- [Given task]:
From the entries below, copy out every line with "this" in it.

- [Dataset entries]:
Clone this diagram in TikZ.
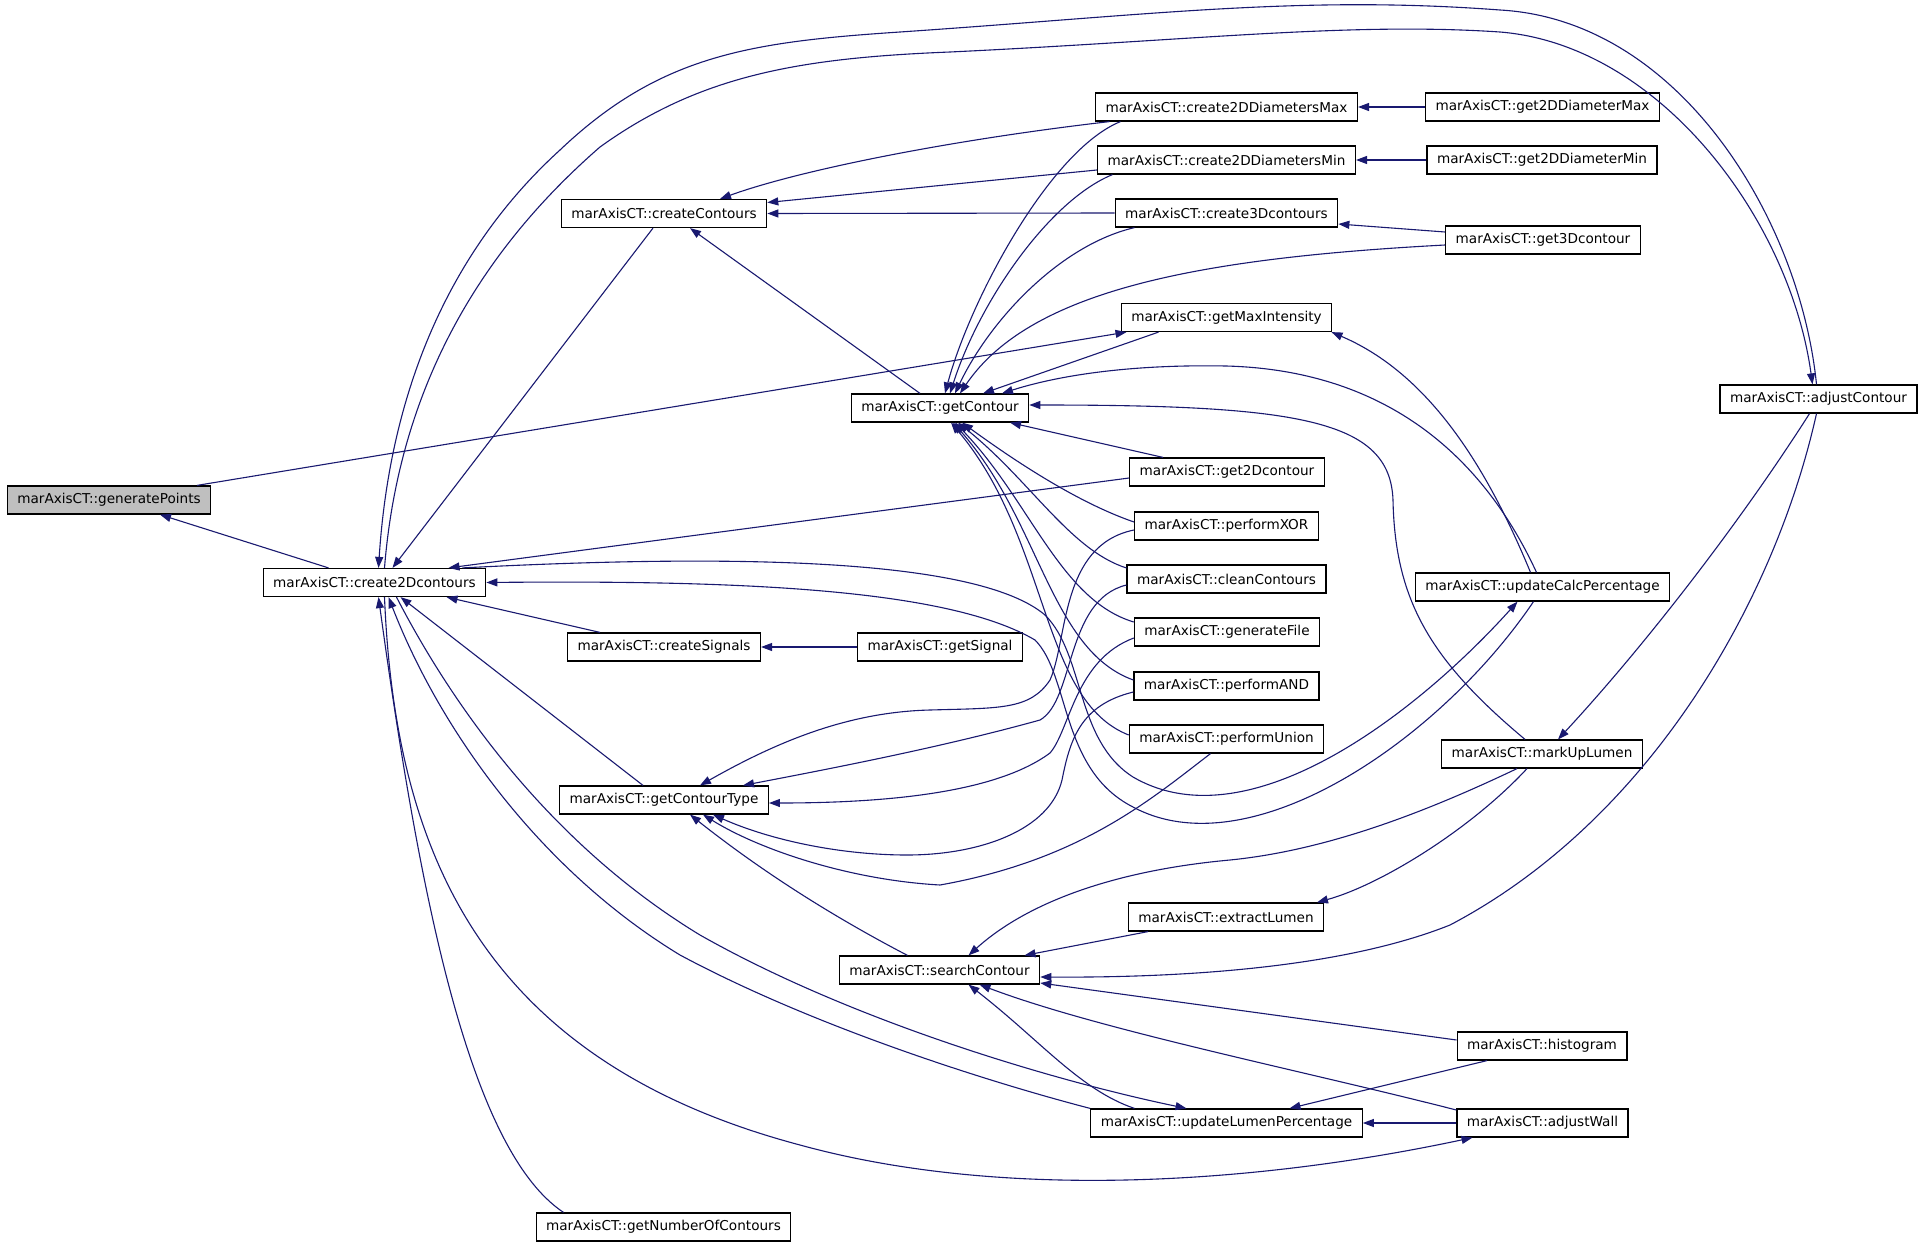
==
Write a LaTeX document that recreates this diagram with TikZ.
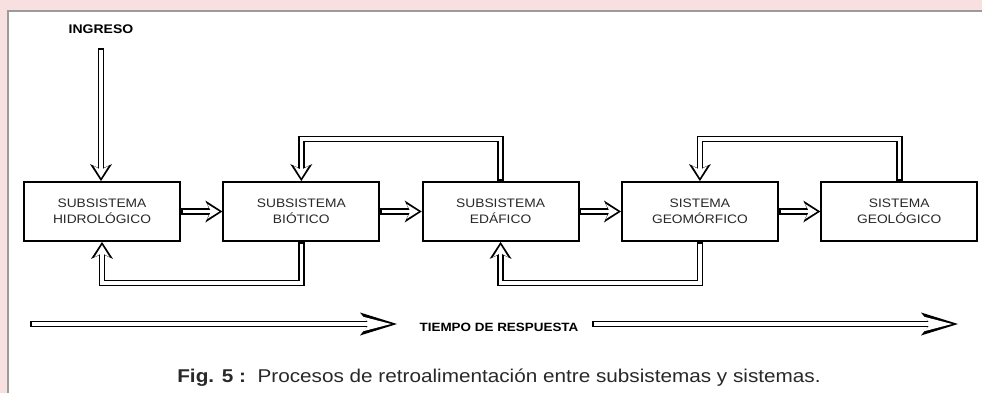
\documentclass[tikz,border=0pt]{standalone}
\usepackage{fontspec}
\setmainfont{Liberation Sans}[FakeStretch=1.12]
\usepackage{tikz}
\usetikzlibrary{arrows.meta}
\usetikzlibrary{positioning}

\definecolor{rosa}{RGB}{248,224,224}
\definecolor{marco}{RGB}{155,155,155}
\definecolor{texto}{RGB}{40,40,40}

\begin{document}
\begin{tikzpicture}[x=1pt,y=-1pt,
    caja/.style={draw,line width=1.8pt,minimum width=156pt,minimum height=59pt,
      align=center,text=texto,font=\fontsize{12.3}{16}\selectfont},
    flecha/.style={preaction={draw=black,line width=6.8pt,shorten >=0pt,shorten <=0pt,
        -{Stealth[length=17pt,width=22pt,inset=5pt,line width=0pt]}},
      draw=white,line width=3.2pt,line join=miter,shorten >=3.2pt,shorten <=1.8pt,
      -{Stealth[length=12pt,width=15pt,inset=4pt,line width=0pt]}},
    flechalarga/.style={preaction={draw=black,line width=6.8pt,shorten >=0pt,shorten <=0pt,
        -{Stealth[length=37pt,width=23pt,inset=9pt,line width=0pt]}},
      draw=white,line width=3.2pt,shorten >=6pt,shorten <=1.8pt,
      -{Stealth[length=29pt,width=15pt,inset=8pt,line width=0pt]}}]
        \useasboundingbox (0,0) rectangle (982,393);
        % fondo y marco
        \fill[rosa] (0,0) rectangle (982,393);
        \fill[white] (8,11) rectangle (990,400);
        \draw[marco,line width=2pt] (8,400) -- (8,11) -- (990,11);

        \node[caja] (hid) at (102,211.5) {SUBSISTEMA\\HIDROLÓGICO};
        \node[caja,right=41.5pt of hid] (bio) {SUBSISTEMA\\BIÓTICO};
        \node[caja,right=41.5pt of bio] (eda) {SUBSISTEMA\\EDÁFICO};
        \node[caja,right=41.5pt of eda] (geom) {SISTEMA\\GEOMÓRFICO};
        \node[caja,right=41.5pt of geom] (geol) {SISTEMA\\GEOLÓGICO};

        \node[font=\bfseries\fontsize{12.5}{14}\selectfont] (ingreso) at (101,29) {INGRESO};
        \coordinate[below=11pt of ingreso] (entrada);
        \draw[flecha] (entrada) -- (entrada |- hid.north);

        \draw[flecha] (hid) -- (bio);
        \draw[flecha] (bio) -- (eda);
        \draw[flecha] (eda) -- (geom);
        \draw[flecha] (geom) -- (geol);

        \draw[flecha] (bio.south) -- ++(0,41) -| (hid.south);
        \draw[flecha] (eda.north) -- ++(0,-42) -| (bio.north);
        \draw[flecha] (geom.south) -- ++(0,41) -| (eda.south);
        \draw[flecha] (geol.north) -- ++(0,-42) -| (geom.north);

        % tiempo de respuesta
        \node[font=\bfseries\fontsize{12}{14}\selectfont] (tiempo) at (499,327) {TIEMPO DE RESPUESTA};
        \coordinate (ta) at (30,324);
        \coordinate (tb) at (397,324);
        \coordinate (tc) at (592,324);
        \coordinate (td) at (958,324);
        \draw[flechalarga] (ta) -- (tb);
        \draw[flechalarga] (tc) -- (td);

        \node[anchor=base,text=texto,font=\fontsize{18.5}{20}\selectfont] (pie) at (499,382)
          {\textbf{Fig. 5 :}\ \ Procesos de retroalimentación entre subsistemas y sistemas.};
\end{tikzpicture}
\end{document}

- [The completed task]:
Clone this diagram in TikZ.
Write a LaTeX document that recreates this diagram with TikZ.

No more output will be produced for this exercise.